第26話 森からの帰還

 わたしがエルフ達の所に着くと、もう完全に夜が明けていた。


「先に街に帰ってくださいって言ってました」


 弓使いの手当てをする剣士に向かって言った。剣士は頷くと弓使いを背負い、荷物を取りに歩き出した。剣士が持てない荷物は、わたしが持つ。


 道の無い木々の間から小道へ出る。警戒しながら進んだ昨日までと違って、速く歩けている。今日も暑いし、荷物も重いが気持ちは楽だった。森が少し明るくなったように感じた。


 剣士の背中で揺られていた弓使いは、途中で目を覚ました。弓使いは、混乱していた様子だったが、すぐに剣士に対して言う。


「アクロ、アクロ、大丈夫?」


 剣士の名はアクロというのか。アクロが答える。


「大丈夫だ。仕事は終わった」


 剣士はわたしに一言も喋らなかったし、ずっと真剣な目つきで怖かったけれど、この一言は優しい声色だった。表情も柔らかくなって、わたしに対して、荷物を持ってもらって済まないと言った。二人が無事で良かったと思った。






 俺は、クローのところから逃げ帰り、荷物の場所に戻って来ていた。


 狼の傍に座り込んで治療魔法を使う。足の怪我さえ治ればいいだろう。治療の間、何かを悟ったように狼は暴れずに待っていた。縄を解いてやると森の奥に去っていく。
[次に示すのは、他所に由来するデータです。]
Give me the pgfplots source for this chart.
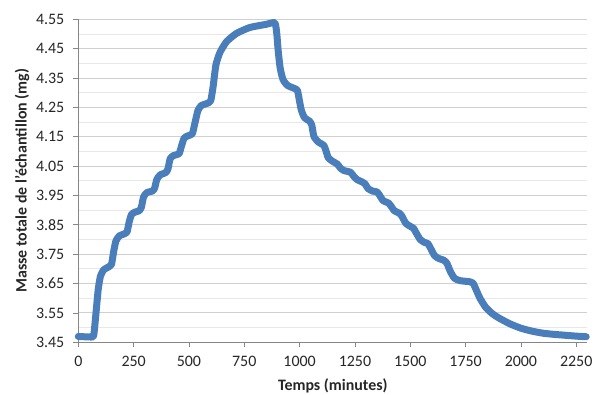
\documentclass[border=0pt]{standalone}
\usepackage{fontspec}
\setmainfont{Carlito}
\usepackage{pgfplots}
\pgfplotsset{compat=1.18}
\definecolor{lineblue}{RGB}{74,126,187}
\definecolor{axgray}{RGB}{134,134,134}
\definecolor{majgrid}{RGB}{208,208,208}
\definecolor{mingrid}{RGB}{232,232,232}
\begin{document}
\begin{tikzpicture}[x=1bp,y=1bp]
\begin{axis}[
  name=ax,
  scale only axis, width=509bp, height=323bp,
  xmin=0, xmax=2300, ymin=3.45, ymax=4.55,
  xtick={0,250,500,750,1000,1250,1500,1750,2000,2250},
  ytick={3.45,3.55,3.65,3.75,3.85,3.95,4.05,4.15,4.25,4.35,4.45,4.55},
  minor ytick={3.50,3.60,3.70,3.80,3.90,4.00,4.10,4.20,4.30,4.40,4.50},
  ymajorgrids, yminorgrids,
  major grid style={draw=majgrid, line width=0.9bp},
  minor grid style={draw=mingrid, line width=0.9bp},
  axis x line*=bottom, axis y line*=left,
  axis line style={draw=axgray, line width=0.8bp},
  tick align=outside, major tick length=5bp, minor tick length=0pt,
  tick style={draw=axgray, line width=0.8bp},
  /pgf/number format/assume math mode=true,
  scaled x ticks=false, scaled y ticks=false,
  xticklabel style={/pgf/number format/1000 sep={}, yshift=-5bp},
  yticklabel style={/pgf/number format/fixed, /pgf/number format/fixed zerofill, /pgf/number format/precision=2, xshift=-5.5bp},
  ticklabel style={font=\fontsize{16}{18}\selectfont, text=black!85},
  xlabel={\textbf{Temps (minutes)}},
  ylabel={\textbf{Masse totale de l'échantillon (mg)}},
  every axis x label/.style={at={([yshift=-44bp]axis description cs:0.5,0)}, anchor=center},
  every axis y label/.style={at={([xshift=-56.3bp]axis description cs:0,0.5)}, rotate=90, anchor=center},
  label style={font=\fontsize{16}{18}\selectfont, text=black!85},
  clip=false,
]
\addplot[lineblue, line width=7bp, line join=round, line cap=round, smooth, tension=0.35] table {
x y
0 3.470
60 3.468
70 3.475
80 3.550
90 3.630
100 3.675
115 3.697
140 3.708
150 3.715
160 3.760
170 3.795
185 3.812
210 3.820
220 3.825
230 3.860
240 3.885
255 3.893
275 3.898
285 3.910
295 3.945
310 3.960
335 3.965
345 3.975
355 4.005
370 4.020
395 4.028
405 4.040
415 4.075
430 4.086
455 4.092
465 4.115
478 4.145
495 4.153
515 4.160
525 4.190
540 4.238
555 4.256
580 4.263
598 4.272
609 4.320
622 4.395
640 4.437
670 4.474
715 4.502
775 4.522
850 4.533
888 4.538
897 4.500
903 4.445
912 4.385
925 4.345
945 4.325
975 4.315
990 4.308
1000 4.270
1008 4.240
1022 4.215
1045 4.203
1055 4.190
1065 4.150
1085 4.132
1110 4.120
1120 4.100
1130 4.078
1150 4.066
1170 4.057
1185 4.043
1200 4.035
1230 4.029
1245 4.015
1260 4.004
1280 3.997
1295 3.990
1310 3.973
1330 3.965
1350 3.962
1362 3.950
1378 3.932
1400 3.925
1412 3.915
1428 3.898
1450 3.890
1462 3.880
1480 3.855
1500 3.845
1515 3.838
1525 3.825
1545 3.800
1565 3.790
1580 3.786
1592 3.770
1610 3.745
1630 3.735
1650 3.730
1665 3.720
1682 3.690
1700 3.668
1725 3.660
1770 3.656
1785 3.650
1800 3.625
1815 3.600
1840 3.570
1870 3.548
1900 3.533
1950 3.513
2000 3.498
2050 3.488
2100 3.481
2150 3.477
2200 3.474
2250 3.471
2295 3.469
};
\end{axis}
\pgfresetboundingbox
\path (ax.south west) ++(-78.3bp,-52.7bp) coordinate (bl);
\path (ax.north east) ++(14.7bp,19.3bp) coordinate (tr);
\path (bl) rectangle (tr);
\end{tikzpicture}
\end{document}
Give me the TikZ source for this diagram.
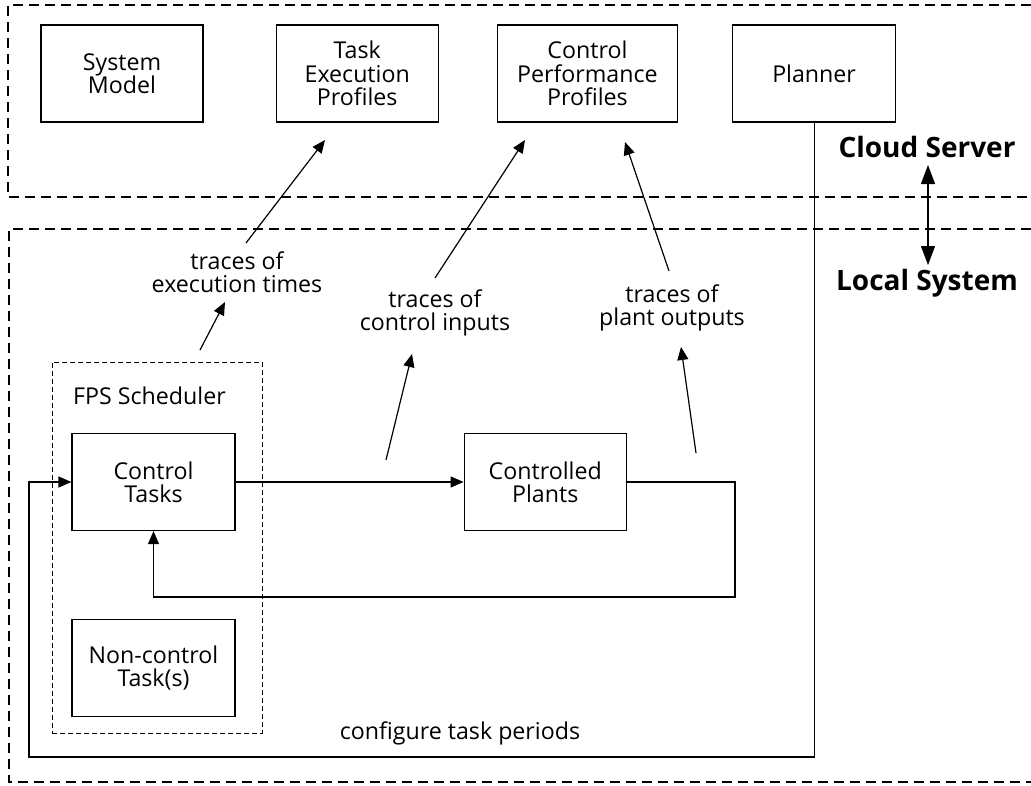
\documentclass[tikz,border=0pt]{standalone}
\usepackage{fontspec}
\setmainfont{Open Sans}
\usetikzlibrary{positioning, arrows.meta}

\begin{document}
\begin{tikzpicture}[x=1pt, y=-1pt,
	every node/.style={font=\fontsize{23.2}{23.3}\selectfont},
	block/.style={draw, line width=1.2pt, align=center, inner sep=0pt, minimum height=97pt},
	zone/.style={line width=1.2pt, dash pattern=on 10pt off 6pt},
	group/.style={draw, line width=1pt, dash pattern=on 5pt off 3pt},
	link/.style={line width=1.2pt},
	arr/.style={link, -{Triangle[length=13pt, width=11pt]}},
	side/.style={font=\fontsize{28}{30}\selectfont\bfseries}]

		\useasboundingbox (0,0) rectangle (1031,785);

		% zones %
		\draw[zone] (1031,5) -- (8,5) -- (8,197) -- (1031,197);
		\draw[zone] (1031,229) -- (9,229) -- (9,782) -- (1031,782);

		% nodes - cloud server %
		\node[block, minimum width=162pt] (model) at (122,73.5) {System\\Model};
		\node[block, minimum width=162pt, right=72pt of model] (taskprof) {Task\\Execution\\Profiles};
		\node[block, minimum width=180pt, right=58pt of taskprof] (ctrlprof) {Control\\Performance\\Profiles};
		\node[block, minimum width=163pt, right=54pt of ctrlprof] (planner) {Planner};

		% nodes - local system %
		\node[group, minimum width=210pt, minimum height=371pt] (sched) at (157,547.5) {};
		\node[anchor=west, inner sep=0pt] (schedlabel) at (73,396) {FPS Scheduler};
		\node[block, minimum width=163pt] (tasks) at (153.5,482) {Control\\Tasks};
		\node[block, minimum width=162pt, right=228pt of tasks] (plants) {Controlled\\Plants};
		\node[block, minimum width=163pt, below=88pt of tasks] (noncontrol) {Non-control\\Task(s)};

		% labels %
		\node[align=center] (exectr) at (237,272) {traces of\\execution times};
		\node[align=center] (inputtr) at (435,313) {traces of\\control inputs};
		\node[align=center] (outputtr) at (672,308) {traces of\\plant outputs};
		\node (config) at (460,733) {configure task periods};
		\node[side] (cloud) at (927,147) {Cloud Server};
		\node[side] (local) at (927,283) {Local System};

		% arrow ends %
		\coordinate (e1) at (200,350);
		\coordinate (e2) at (225,302);
		\coordinate (e3) at (246,243);
		\coordinate (e4) at (325,140);
		\coordinate (c1) at (386,460);
		\coordinate (c2) at (412,354);
		\coordinate (c3) at (435,278);
		\coordinate (c4) at (525,140);
		\coordinate (p1) at (696,453);
		\coordinate (p2) at (681,347);
		\coordinate (p3) at (669,271);
		\coordinate (p4) at (625,142);
		\coordinate (loopcorner) at (29,757);
		\coordinate (fb) at (735,597);
		\coordinate (cs) at (928,165);
		\coordinate (ls) at (928,265);

		% edges %
		\draw[arr] (e1) -- (e2);
		\draw[arr] (e3) -- (e4);
		\draw[arr] (c1) -- (c2);
		\draw[arr] (c3) -- (c4);
		\draw[arr] (p1) -- (p2);
		\draw[arr] (p3) -- (p4);
		\draw[arr] (tasks) -- (plants);
		\draw[arr] (plants.east) -| (fb) -| (tasks.south);
		\draw[arr] (planner.south) |- (loopcorner) |- (tasks.west);
		\draw[link, {Triangle[length=19pt, width=14pt]}-{Triangle[length=19pt, width=14pt]}] (cs) -- (ls);

\end{tikzpicture}
\end{document}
 喰いつかれてもおかしくなかったが、足に怪我をさせたのは俺じゃない。元の大きさに戻れば、こちらの方が大きいはずだし、喰いついて来ないのも当然か…。


 剣士が言っていた猫は居なかった。木に縛った縄だけが落ちていて、元の大きさに戻って縄が外れたと想像出来た。


 蜘蛛は小さくなってしまって、どこに行ったか分からない。


 小さくなった猿には土をかけておく。後始末は終わりだ。さあ俺も早く街に帰ろう。


 日が暮れかけた頃、やっと街に着く。リージュ達が気を回して、馬車馬を一頭置いていってくれたおかげで森から歩かずに済んだ。


 組合の事務所に入ると、リージュが机に頬杖を突いて眠っていた。エルフの二人は見当たらない。


 事務所の連中に抗議すると、事前に報酬は預かっていると言った。この事は意外な事で、俺にはあの男が分からなくなった。


 貴族に与えられた任務に忠実で、手段を選ばない行動が印象を悪くしているだけなのか? 立場を利用しながら宝石を集め、何か悪い事を企んでいる奴なのか?


 どちらであっても報酬を受け取らない理由にはしない。森で殺されていて、クローの手に戻るかもしれなかった金貨はもらって帰る。


 リージュが目を覚ましたようなので、声を掛ける。


「剣。持って帰って来たから、そこに置いとくぞ」


 寝ぼけたリージュが言う。


「ジオ。ありがと。しばらくの間、よろしく」


 暫くは身の危険がありそうだし、一緒に居るのも仕方無い。また俺の仕事が増えるのかと思うと大きな溜め息が出た。